Description of the task -
Extract the full listing verbatim and drop any pictures from your copy.

[Begin]

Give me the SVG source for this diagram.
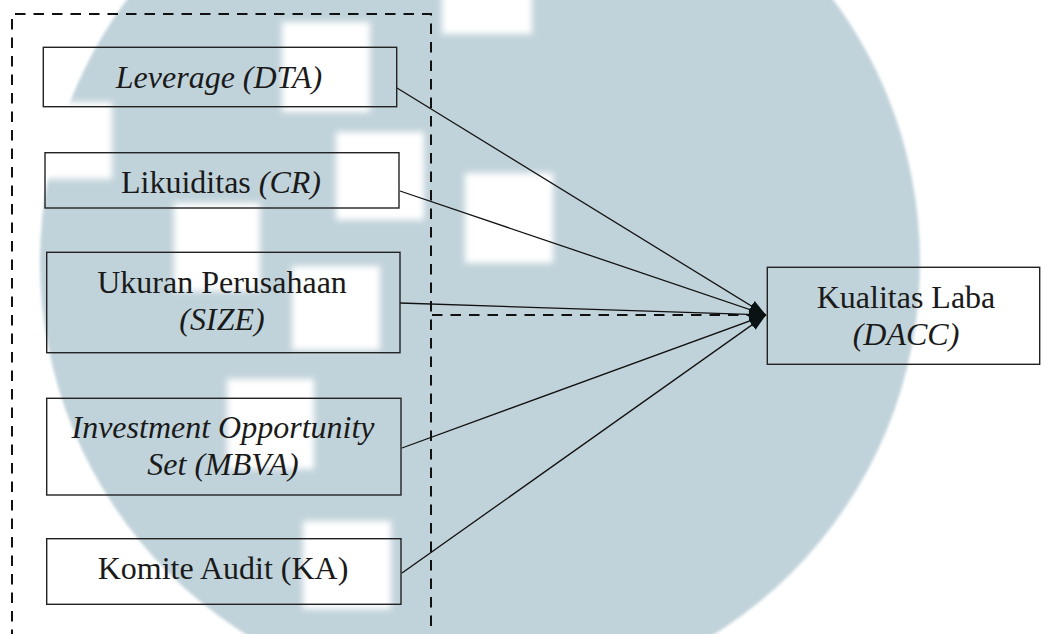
<svg xmlns="http://www.w3.org/2000/svg" width="1041" height="634" viewBox="0 0 1041 634">
  <style>
    .box { fill: none; stroke: #222; stroke-width: 1.4; }
    .lbl { font-family: "Liberation Serif", "Times New Roman", serif; font-size: 32px; fill: #1a1a1a; text-anchor: middle; }
    .it { font-style: italic; }
    .edge { stroke: #111; stroke-width: 1.3; fill: none; marker-end: url(#arr); }
    .dash { stroke: #111; stroke-width: 2; fill: none; stroke-dasharray: 10.5 8; }
    .sq { fill: #ffffff; filter: url(#soft); }
  </style>
  <defs>
    <marker id="arr" markerUnits="userSpaceOnUse" markerWidth="18" markerHeight="13" refX="17" refY="6" orient="auto">
      <path d="M0,0 L17,6 L0,12 z" fill="#0a1214"/>
    </marker>
    <filter id="soft" x="-20%" y="-20%" width="140%" height="140%">
      <feGaussianBlur stdDeviation="3"/>
    </filter>
    <filter id="softc" x="-5%" y="-5%" width="110%" height="110%">
      <feGaussianBlur stdDeviation="1.5"/>
    </filter>
  </defs>
  <rect x="0" y="0" width="1041" height="634" fill="#ffffff"/>
  <g id="watermark">
    <circle cx="480" cy="262" r="440" fill="#c1d3da" filter="url(#softc)"/>
    <rect class="sq" x="-10" y="102" width="122" height="77"/>
    <rect class="sq" x="442" y="-10" width="90" height="44"/>
    <rect class="sq" x="282" y="22" width="88" height="90"/>
    <rect class="sq" x="336" y="132" width="88" height="88"/>
    <rect class="sq" x="465" y="173" width="88" height="90"/>
    <rect class="sq" x="174" y="203" width="86" height="88"/>
    <rect class="sq" x="292" y="266" width="88" height="84"/>
    <rect class="sq" x="227" y="379" width="87" height="90"/>
    <rect class="sq" x="303" y="521" width="88" height="88"/>
  </g>
  <g id="frame">
    <path class="dash" d="M12,640 V14 H431 V640"/>
  </g>
  <g id="connectors">
    <path class="dash" d="M432,315 H753"/>
    <line class="edge" x1="397" y1="88" x2="766" y2="315"/>
    <line class="edge" x1="400" y1="191" x2="766" y2="315"/>
    <line class="edge" x1="400" y1="303" x2="766" y2="315"/>
    <line class="edge" x1="402" y1="448" x2="766" y2="315"/>
    <line class="edge" x1="402" y1="573" x2="766" y2="315"/>
  </g>
  <g id="node-leverage">
    <rect class="box" x="43.3" y="47.3" width="353.4" height="59.4"/>
    <text class="lbl it" x="219" y="88">Leverage (DTA)</text>
  </g>
  <g id="node-likuiditas">
    <rect class="box" x="45" y="152.7" width="354" height="55.3"/>
    <text class="lbl" x="221" y="193">Likuiditas <tspan class="it">(CR)</tspan></text>
  </g>
  <g id="node-size">
    <rect class="box" x="46.7" y="252.3" width="353.3" height="100.4"/>
    <text class="lbl" x="222" y="293">Ukuran Perusahaan</text>
    <text class="lbl it" x="222" y="330">(SIZE)</text>
  </g>
  <g id="node-ios">
    <rect class="box" x="46.7" y="398.3" width="354.3" height="96.7"/>
    <text class="lbl it" x="223" y="438">Investment Opportunity</text>
    <text class="lbl it" x="223" y="475">Set (MBVA)</text>
  </g>
  <g id="node-ka">
    <rect class="box" x="46.7" y="538.7" width="354.3" height="65.6"/>
    <text class="lbl" x="223" y="579">Komite Audit (KA)</text>
  </g>
  <g id="node-dacc">
    <rect class="box" x="767.3" y="267.3" width="272.4" height="97"/>
    <text class="lbl" x="906" y="308">Kualitas Laba</text>
    <text class="lbl it" x="906" y="345">(DACC)</text>
  </g>
</svg>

[End]

Expected output -
Give me the SVG source for this diagram.
<svg xmlns="http://www.w3.org/2000/svg" width="1041" height="634" viewBox="0 0 1041 634">
  <style>
    .box { fill: none; stroke: #222; stroke-width: 1.4; }
    .lbl { font-family: "Liberation Serif", "Times New Roman", serif; font-size: 32px; fill: #1a1a1a; text-anchor: middle; }
    .it { font-style: italic; }
    .edge { stroke: #111; stroke-width: 1.3; fill: none; marker-end: url(#arr); }
    .dash { stroke: #111; stroke-width: 2; fill: none; stroke-dasharray: 10.5 8; }
    .sq { fill: #ffffff; filter: url(#soft); }
  </style>
  <defs>
    <marker id="arr" markerUnits="userSpaceOnUse" markerWidth="18" markerHeight="13" refX="17" refY="6" orient="auto">
      <path d="M0,0 L17,6 L0,12 z" fill="#0a1214"/>
    </marker>
    <filter id="soft" x="-20%" y="-20%" width="140%" height="140%">
      <feGaussianBlur stdDeviation="3"/>
    </filter>
    <filter id="softc" x="-5%" y="-5%" width="110%" height="110%">
      <feGaussianBlur stdDeviation="1.5"/>
    </filter>
  </defs>
  <rect x="0" y="0" width="1041" height="634" fill="#ffffff"/>
  <g id="watermark">
    <circle cx="480" cy="262" r="440" fill="#c1d3da" filter="url(#softc)"/>
    <rect class="sq" x="-10" y="102" width="122" height="77"/>
    <rect class="sq" x="442" y="-10" width="90" height="44"/>
    <rect class="sq" x="282" y="22" width="88" height="90"/>
    <rect class="sq" x="336" y="132" width="88" height="88"/>
    <rect class="sq" x="465" y="173" width="88" height="90"/>
    <rect class="sq" x="174" y="203" width="86" height="88"/>
    <rect class="sq" x="292" y="266" width="88" height="84"/>
    <rect class="sq" x="227" y="379" width="87" height="90"/>
    <rect class="sq" x="303" y="521" width="88" height="88"/>
  </g>
  <g id="frame">
    <path class="dash" d="M12,640 V14 H431 V640"/>
  </g>
  <g id="connectors">
    <path class="dash" d="M432,315 H753"/>
    <line class="edge" x1="397" y1="88" x2="766" y2="315"/>
    <line class="edge" x1="400" y1="191" x2="766" y2="315"/>
    <line class="edge" x1="400" y1="303" x2="766" y2="315"/>
    <line class="edge" x1="402" y1="448" x2="766" y2="315"/>
    <line class="edge" x1="402" y1="573" x2="766" y2="315"/>
  </g>
  <g id="node-leverage">
    <rect class="box" x="43.3" y="47.3" width="353.4" height="59.4"/>
    <text class="lbl it" x="219" y="88">Leverage (DTA)</text>
  </g>
  <g id="node-likuiditas">
    <rect class="box" x="45" y="152.7" width="354" height="55.3"/>
    <text class="lbl" x="221" y="193">Likuiditas <tspan class="it">(CR)</tspan></text>
  </g>
  <g id="node-size">
    <rect class="box" x="46.7" y="252.3" width="353.3" height="100.4"/>
    <text class="lbl" x="222" y="293">Ukuran Perusahaan</text>
    <text class="lbl it" x="222" y="330">(SIZE)</text>
  </g>
  <g id="node-ios">
    <rect class="box" x="46.7" y="398.3" width="354.3" height="96.7"/>
    <text class="lbl it" x="223" y="438">Investment Opportunity</text>
    <text class="lbl it" x="223" y="475">Set (MBVA)</text>
  </g>
  <g id="node-ka">
    <rect class="box" x="46.7" y="538.7" width="354.3" height="65.6"/>
    <text class="lbl" x="223" y="579">Komite Audit (KA)</text>
  </g>
  <g id="node-dacc">
    <rect class="box" x="767.3" y="267.3" width="272.4" height="97"/>
    <text class="lbl" x="906" y="308">Kualitas Laba</text>
    <text class="lbl it" x="906" y="345">(DACC)</text>
  </g>
</svg>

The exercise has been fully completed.